Fiji has introduced several reforms aimed at strengthening investment governance, including National Development Plan “implementation booklets,” updated PSIP guidelines, and the rollout of a more capable Financial Management Information System, alongside new procurement rules issued in 2024. These reforms suggest momentum toward greater transparency and accountability. Yet the assessment finds that while Fiji’s legal and regulatory foundations, the Financial Management Act of 2004 and the 2023 PSIP guidelines, are modern and well-structured, they are not consistently applied. Ministries often lack clear processes for translating policy intent into operational decisions, resulting in uneven progress across government.

Planning Weaknesses Undermine Project Prioritization

A major challenge identified in the report is the absence of a consolidated, prioritized, and costed national list of capital projects. Without such a pipeline, Fiji struggles to evaluate trade-offs, coordinate across ministries, or align investments with fiscal realities. Sectoral planning also varies widely in quality, leaving some ministries without integrated roadmaps linking infrastructure needs to broader development objectives. These gaps weaken the ability to manage capital spending sustainably at a time when the government seeks to accelerate investment while safeguarding fiscal stability.

Budget Visibility and Maintenance Funding Remain Major Gaps

The budget process lacks strong multi-year visibility, with capital planning conducted largely on an annual basis. This limits ministries’ ability to forecast funding needs, monitor ongoing commitments, and manage the overall project portfolio. Without published total project costs, transparency and public accountability also remain constrained. Maintenance funding emerges as a chronic weakness: routine asset upkeep is not clearly identified in the budget and remains underfunded, raising the risk of early deterioration, an especially costly vulnerability for a country exposed to severe weather events. While procurement processes are strong, project monitoring is still shallow, with limited reporting and minimal ex-post evaluation.

Climate Policy Strengths Meet Gaps in Execution

Fiji’s climate governance framework is comparatively advanced, anchored in the 2021 Climate Change Act and national adaptation planning efforts. Climate considerations are being incorporated into project appraisal and disaster-related fiscal risk management, and the country benefits from robust ex-ante disaster financing mechanisms. Still, systematic climate integration remains incomplete. Sector plans rarely include detailed climate risk modelling, climate-related expenditures are not tracked in the budget, and asset registries do not document infrastructure vulnerabilities such as exposure to sea-level rise or cyclones. This limits government capacity to direct investment funds toward the most climate-sensitive priorities.

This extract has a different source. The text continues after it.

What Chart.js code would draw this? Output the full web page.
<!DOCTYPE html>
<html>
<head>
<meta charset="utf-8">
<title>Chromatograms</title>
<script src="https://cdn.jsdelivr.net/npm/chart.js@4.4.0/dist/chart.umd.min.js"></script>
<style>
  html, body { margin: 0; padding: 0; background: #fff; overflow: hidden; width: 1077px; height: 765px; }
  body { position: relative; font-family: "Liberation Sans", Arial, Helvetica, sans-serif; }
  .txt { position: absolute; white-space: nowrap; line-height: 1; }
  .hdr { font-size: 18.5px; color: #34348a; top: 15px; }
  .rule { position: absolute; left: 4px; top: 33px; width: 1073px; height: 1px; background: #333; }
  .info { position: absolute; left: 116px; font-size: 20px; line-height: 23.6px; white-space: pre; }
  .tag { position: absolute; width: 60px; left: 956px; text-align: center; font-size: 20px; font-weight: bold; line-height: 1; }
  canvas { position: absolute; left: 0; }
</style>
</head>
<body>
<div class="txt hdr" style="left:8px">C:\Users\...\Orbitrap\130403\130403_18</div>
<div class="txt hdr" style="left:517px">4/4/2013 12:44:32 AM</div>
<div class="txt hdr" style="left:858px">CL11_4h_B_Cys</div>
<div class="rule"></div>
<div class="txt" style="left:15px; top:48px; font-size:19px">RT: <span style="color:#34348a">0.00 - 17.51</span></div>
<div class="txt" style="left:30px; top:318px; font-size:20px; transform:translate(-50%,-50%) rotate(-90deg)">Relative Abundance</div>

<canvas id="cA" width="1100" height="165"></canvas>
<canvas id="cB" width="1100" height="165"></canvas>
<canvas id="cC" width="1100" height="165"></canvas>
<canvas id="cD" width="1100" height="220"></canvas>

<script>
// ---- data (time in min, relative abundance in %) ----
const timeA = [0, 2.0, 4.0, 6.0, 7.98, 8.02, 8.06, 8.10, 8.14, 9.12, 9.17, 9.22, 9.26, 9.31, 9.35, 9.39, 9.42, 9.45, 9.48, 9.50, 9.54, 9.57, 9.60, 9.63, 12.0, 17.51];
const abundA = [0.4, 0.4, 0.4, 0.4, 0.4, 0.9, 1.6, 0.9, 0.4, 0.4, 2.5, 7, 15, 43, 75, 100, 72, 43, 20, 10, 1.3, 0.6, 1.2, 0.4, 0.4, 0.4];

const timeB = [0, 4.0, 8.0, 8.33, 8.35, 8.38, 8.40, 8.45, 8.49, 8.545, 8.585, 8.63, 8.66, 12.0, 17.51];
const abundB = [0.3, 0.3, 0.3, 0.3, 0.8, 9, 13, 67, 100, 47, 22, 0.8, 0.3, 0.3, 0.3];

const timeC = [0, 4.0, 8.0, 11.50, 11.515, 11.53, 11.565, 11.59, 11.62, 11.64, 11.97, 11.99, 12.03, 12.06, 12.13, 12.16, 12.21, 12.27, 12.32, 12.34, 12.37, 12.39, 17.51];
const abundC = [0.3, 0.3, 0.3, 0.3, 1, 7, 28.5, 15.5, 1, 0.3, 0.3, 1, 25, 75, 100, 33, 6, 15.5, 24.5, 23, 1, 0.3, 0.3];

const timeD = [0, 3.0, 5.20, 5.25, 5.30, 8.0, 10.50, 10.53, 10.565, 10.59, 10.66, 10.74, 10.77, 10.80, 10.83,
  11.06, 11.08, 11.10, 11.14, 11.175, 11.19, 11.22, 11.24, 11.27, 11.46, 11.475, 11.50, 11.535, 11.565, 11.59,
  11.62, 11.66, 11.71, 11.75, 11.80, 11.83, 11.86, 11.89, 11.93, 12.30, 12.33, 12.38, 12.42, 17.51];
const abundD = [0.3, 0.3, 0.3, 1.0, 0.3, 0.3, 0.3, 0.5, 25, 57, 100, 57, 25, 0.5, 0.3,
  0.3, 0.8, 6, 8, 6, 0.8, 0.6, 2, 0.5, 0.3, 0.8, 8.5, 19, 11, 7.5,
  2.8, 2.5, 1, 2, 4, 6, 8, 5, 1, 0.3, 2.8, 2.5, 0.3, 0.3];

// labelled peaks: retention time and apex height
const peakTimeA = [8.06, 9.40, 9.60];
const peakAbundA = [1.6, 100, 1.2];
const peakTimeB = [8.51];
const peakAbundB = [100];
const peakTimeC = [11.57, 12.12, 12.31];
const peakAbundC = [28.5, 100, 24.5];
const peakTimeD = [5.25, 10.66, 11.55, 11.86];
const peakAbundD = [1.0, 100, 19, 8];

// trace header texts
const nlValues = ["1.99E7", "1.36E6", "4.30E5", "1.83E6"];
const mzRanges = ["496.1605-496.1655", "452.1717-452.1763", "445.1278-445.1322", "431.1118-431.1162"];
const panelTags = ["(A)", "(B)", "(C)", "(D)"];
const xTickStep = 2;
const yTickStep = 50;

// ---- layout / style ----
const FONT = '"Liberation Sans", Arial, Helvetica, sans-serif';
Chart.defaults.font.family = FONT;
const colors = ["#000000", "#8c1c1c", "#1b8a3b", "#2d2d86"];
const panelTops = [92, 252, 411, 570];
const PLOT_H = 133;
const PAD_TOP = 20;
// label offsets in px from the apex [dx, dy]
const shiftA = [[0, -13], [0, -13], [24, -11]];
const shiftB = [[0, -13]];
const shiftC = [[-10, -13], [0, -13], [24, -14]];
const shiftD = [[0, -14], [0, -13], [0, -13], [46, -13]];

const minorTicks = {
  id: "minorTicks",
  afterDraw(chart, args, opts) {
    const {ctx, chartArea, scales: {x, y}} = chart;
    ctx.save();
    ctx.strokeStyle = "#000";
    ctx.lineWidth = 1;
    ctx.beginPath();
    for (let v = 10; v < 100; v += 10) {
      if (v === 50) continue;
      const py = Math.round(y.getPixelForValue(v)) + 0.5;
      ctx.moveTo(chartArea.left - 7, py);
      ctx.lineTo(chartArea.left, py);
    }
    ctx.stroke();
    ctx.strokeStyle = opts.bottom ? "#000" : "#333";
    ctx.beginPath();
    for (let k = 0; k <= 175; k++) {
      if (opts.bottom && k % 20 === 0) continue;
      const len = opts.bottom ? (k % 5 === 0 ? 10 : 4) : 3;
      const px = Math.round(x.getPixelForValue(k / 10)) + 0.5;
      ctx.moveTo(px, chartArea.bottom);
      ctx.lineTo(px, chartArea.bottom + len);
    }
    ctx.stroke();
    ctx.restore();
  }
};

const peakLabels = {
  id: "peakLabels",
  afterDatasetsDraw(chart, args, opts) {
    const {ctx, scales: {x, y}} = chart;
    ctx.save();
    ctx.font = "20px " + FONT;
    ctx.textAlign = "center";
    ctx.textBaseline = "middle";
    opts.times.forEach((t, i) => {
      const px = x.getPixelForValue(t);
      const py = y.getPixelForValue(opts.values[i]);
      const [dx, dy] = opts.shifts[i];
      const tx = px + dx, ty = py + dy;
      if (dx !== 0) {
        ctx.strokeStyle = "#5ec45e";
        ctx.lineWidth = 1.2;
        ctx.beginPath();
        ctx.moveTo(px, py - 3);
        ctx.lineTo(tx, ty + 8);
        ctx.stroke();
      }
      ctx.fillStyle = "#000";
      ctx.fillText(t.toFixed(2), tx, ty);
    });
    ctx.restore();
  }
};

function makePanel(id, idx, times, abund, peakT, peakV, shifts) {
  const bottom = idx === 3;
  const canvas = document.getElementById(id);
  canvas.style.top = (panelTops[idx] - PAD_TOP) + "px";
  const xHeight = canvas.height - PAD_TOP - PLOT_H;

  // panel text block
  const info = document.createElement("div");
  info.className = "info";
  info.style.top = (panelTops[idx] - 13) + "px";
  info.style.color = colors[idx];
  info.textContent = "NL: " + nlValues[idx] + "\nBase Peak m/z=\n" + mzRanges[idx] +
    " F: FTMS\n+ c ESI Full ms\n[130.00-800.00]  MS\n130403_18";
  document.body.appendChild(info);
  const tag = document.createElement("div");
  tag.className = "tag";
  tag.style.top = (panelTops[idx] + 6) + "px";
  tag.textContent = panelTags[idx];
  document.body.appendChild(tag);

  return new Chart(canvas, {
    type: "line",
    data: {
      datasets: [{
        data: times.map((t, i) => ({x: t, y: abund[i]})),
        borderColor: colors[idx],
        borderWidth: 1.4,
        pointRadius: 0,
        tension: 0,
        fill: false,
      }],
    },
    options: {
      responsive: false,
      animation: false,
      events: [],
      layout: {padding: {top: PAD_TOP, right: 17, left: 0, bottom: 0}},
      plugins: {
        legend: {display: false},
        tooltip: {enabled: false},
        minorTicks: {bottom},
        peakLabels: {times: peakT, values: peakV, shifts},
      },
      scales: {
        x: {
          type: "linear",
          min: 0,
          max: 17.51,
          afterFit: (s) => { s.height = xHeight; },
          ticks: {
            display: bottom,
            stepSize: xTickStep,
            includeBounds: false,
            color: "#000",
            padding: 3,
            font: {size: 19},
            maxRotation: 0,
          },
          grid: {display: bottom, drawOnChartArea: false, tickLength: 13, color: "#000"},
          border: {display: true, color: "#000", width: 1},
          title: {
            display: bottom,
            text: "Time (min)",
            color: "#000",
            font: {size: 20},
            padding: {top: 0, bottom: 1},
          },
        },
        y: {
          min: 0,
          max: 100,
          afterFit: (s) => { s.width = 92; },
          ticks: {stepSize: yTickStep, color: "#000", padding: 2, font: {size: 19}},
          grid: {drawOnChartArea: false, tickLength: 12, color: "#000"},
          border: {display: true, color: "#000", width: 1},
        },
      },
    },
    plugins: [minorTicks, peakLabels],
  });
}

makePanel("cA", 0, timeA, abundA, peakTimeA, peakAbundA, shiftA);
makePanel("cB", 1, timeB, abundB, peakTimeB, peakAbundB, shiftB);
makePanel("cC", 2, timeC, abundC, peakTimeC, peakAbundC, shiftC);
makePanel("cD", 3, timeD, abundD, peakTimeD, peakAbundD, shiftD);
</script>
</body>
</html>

A Reform Pathway Aimed at Closing the Implementation Gap

The IMF lays out a set of priority reforms designed to strengthen both investment management and climate responsiveness. These include creating a unified national project pipeline; standardizing project appraisal with clearer cost and risk templates; adopting a multi-year budgeting system that aligns with the medium-term fiscal strategy; improving identification and funding of routine maintenance; and reinforcing cross-cutting capacities such as IT-based portfolio management and a whole-of-government asset register. Together, these measures aim to help Fiji transform strong policy intent into consistently effective practice, improving the quality, resilience, and long-term value of its public investments at a time when economic development and climate adaptation increasingly depend on strategic, well-governed infrastructure choices.